───── EXERCISE INPUTS

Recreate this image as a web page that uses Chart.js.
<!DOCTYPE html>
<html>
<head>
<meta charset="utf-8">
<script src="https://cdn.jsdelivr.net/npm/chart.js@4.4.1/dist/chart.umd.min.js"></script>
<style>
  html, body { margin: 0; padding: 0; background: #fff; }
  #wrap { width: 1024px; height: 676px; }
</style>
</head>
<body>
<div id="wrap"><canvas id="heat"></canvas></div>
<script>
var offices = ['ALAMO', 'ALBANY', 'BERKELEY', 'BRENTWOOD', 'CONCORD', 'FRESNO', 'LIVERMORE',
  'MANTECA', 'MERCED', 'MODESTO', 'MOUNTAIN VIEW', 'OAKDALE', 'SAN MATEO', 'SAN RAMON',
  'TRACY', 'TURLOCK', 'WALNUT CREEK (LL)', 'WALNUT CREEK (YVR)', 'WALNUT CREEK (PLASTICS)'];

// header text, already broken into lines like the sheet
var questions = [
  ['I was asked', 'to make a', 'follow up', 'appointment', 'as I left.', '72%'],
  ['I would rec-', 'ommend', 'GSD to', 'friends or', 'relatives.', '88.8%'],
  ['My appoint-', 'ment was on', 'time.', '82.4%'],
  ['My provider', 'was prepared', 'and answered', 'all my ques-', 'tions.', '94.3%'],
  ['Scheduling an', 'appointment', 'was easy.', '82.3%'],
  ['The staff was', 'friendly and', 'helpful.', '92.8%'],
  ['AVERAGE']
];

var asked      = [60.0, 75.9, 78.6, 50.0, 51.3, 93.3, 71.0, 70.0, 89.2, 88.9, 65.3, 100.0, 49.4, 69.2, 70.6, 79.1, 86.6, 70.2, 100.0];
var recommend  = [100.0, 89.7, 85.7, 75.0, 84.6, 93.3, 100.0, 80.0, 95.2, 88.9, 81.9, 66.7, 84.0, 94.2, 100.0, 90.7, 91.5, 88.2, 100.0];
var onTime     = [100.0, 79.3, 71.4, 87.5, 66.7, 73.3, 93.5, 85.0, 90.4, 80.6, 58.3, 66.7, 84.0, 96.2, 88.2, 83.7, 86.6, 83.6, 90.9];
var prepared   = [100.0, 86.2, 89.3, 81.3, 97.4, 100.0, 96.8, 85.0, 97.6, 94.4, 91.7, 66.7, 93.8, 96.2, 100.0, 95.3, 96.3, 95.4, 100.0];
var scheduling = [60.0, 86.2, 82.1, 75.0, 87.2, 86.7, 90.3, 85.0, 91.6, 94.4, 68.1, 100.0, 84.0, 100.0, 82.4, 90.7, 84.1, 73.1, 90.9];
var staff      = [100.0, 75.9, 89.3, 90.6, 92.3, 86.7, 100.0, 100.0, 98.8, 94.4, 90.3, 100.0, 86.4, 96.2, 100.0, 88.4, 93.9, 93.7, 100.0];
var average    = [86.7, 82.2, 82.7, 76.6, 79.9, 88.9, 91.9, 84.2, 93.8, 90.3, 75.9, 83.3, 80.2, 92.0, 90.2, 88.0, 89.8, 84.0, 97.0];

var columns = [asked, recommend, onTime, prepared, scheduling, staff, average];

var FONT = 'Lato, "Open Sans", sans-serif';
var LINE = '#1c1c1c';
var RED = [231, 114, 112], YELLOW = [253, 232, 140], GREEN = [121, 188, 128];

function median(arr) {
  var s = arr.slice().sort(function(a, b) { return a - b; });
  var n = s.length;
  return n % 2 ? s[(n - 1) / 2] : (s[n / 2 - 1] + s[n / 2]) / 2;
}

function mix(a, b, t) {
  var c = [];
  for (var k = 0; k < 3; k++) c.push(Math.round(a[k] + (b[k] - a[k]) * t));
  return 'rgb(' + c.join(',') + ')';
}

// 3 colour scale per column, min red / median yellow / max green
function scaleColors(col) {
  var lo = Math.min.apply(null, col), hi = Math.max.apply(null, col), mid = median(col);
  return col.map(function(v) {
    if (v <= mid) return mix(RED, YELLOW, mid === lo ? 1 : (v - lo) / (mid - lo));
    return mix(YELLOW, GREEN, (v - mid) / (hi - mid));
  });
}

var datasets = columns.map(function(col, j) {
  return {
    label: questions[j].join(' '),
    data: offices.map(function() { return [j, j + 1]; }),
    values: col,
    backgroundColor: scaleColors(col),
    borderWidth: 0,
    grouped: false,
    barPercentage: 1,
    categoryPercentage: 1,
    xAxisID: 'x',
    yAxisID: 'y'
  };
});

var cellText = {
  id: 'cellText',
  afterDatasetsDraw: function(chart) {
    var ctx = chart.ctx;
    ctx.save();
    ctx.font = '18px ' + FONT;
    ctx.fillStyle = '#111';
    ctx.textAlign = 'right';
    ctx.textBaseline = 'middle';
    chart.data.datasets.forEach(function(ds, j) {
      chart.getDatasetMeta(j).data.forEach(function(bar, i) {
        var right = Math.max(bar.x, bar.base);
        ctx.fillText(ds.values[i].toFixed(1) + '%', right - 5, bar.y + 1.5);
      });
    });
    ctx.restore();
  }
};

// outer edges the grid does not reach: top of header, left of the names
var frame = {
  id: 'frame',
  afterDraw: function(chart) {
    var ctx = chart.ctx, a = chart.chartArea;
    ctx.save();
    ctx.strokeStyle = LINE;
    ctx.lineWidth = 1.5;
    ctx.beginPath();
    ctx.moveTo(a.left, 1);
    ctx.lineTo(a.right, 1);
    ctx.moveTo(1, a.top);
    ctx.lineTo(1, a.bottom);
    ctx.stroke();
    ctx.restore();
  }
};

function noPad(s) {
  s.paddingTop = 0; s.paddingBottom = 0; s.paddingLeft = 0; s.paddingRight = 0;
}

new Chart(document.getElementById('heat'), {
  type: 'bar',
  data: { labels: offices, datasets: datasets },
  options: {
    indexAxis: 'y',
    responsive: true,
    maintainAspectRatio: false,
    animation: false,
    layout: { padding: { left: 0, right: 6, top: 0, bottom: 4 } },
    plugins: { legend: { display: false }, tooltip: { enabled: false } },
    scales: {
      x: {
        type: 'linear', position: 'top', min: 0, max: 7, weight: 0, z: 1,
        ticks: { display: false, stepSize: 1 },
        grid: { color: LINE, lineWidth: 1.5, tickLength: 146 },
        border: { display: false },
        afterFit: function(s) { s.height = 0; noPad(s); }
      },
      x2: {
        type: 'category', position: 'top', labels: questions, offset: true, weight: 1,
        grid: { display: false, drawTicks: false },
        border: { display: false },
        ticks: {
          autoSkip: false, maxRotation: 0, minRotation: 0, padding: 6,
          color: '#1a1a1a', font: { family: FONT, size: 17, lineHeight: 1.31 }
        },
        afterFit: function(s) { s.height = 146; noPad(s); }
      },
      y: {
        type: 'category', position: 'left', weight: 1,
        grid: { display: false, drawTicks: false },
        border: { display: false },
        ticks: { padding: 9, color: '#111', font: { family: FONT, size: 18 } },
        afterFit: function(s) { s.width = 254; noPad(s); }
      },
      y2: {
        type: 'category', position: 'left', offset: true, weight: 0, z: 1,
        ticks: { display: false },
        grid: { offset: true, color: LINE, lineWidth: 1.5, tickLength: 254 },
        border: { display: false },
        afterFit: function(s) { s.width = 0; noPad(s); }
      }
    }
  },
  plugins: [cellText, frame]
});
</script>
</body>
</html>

──────────
───── EXERCISE INPUTS

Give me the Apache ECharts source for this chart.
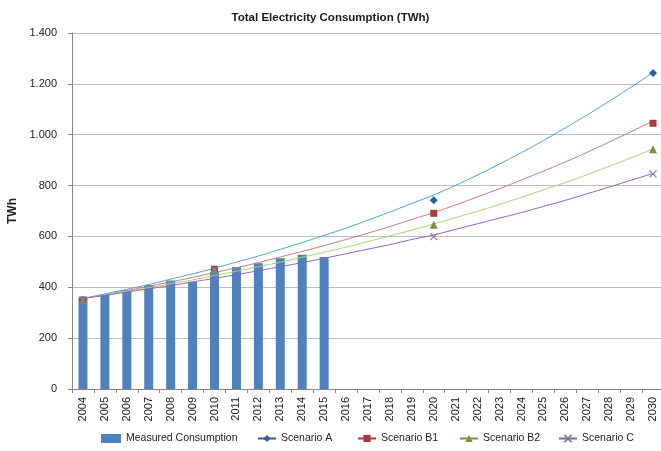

──────────

From the data above, copy each line that has the string "this".

**TASK SOLUTION:**
Recreate this image as a web page that uses Chart.js.
Give me the Apache ECharts source for this chart.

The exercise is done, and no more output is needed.